The Dead Will Not Die A Second Time (Narrative)
About the Director
Eyal Datz is a documentary director and producer whose films have screened at festivals worldwide, specializing in themes of the Holocaust, memory, religion, and Jewish identity. Recent works include the web series “Press Start” (2025) and “Something Spicy” (2021) – one of the most-watched documentaries on Israeli Public Broadcasting Corporation platforms.
He is the producer of international co-productions including Thai documentary “Failing Forward” (Paralympic Games) and Israeli-French “Ritual” (October 7th events). Eyal also worked as a content editor of the documentary series ‘Rabenu’, which tells the story of Rabbi Nachman and Breslov Hasidism
Notable works include “Hidden Face” (2018), exploring the Holocaust survival story of the Sanzer-Klausenberger Rebbe and the rebuilding of his Hasidic dynasty, addressing theological questions about the Holocaust and Haredi attitudes toward its memory. “Tomorrow’s Gone” (2020), which premiered at Krakow Film Festival, while “Ten Days in October” (2020) was nominated for Best Research Award.
Eyal is experienced in youth education, working with at-risk Jewish and Arab youth through documentary filmmaking.
Synopsis
In April 1946, two Jewish guards mysteriously disappeared from the Landsberg Displaced Persons camp in Germany. The incident triggers collective traumatic memories among Holocaust survivors, erupting into unprecedented violent riots. These events lead to a publicized trial of 20 Jews, exposing their traumas and pain. The story unfolds through the Zionist emissary Chaim Avni, who came to Germany to report on displaced persons camps but finds himself torn, witnessing liberation’s complex aftermath and questioning justice versus revenge.
Director’s Statement
Very few cinematic works have explored the displaced persons camps of post-war Europe—that liminal space between survival and rebirth where 250,000 Jewish refugees found themselves after liberation. This untold chapter has a personal connection for me: My grandmother was in such a camp in Cyprus, yet she never spoke of it. Paradoxically, I heard more about her time in Auschwitz. What happened immediately after liberation? How do you emerge into a world almost destroyed? These questions led me to explore this subject.
I first personally encountered the untold story of displaced persons camps while working on my film “Hidden Face.” There, I discovered the activities that took place in these camps and their nature as a period of return to life for many, yet a time of decline and darkness for many others—a struggle between two psychological forces.
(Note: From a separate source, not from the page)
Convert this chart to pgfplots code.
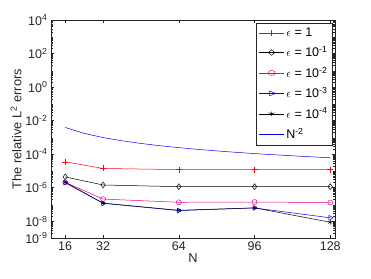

“The Dead Will Not Die A Second Time” emerged from this gap. Based on the diaries of Chaim Avni, a Zionist emissary, and real events from 1946, the film delves into the Landsberg displaced persons camp, where hope for new life constantly collided with the trauma of the past. The mysterious disappearance of two young Jewish guards ignites a collective traumatic memory, leading to violent riots and a tragic confrontation between survivors and their supposed liberators.
The film’s animation reflects this collision through two contrasting styles: expressive charcoal for traumatic memory and archival photography-inspired imagery for testimony. These styles clash violently, creating “glitches” where reality breaks under memory’s weight.
The film deliberately leaves the guards’ disappearance unresolved, echoing questions about collective trauma and revenge. The 1946 riots were about accumulated rage at a world that had failed repeatedly. The survivors’ cry, “We have nothing to lose! The dead will not die a second time!” echoes questions about justice and revenge. The film asks whether trauma can be healed without perpetuating new cycles of pain—questions that I and many others grapple with even today.
After years of documentary filmmaking, this marks my first narrative work. I hope to successfully convey the themes that deeply interest me and their urgent relevance to our present moment.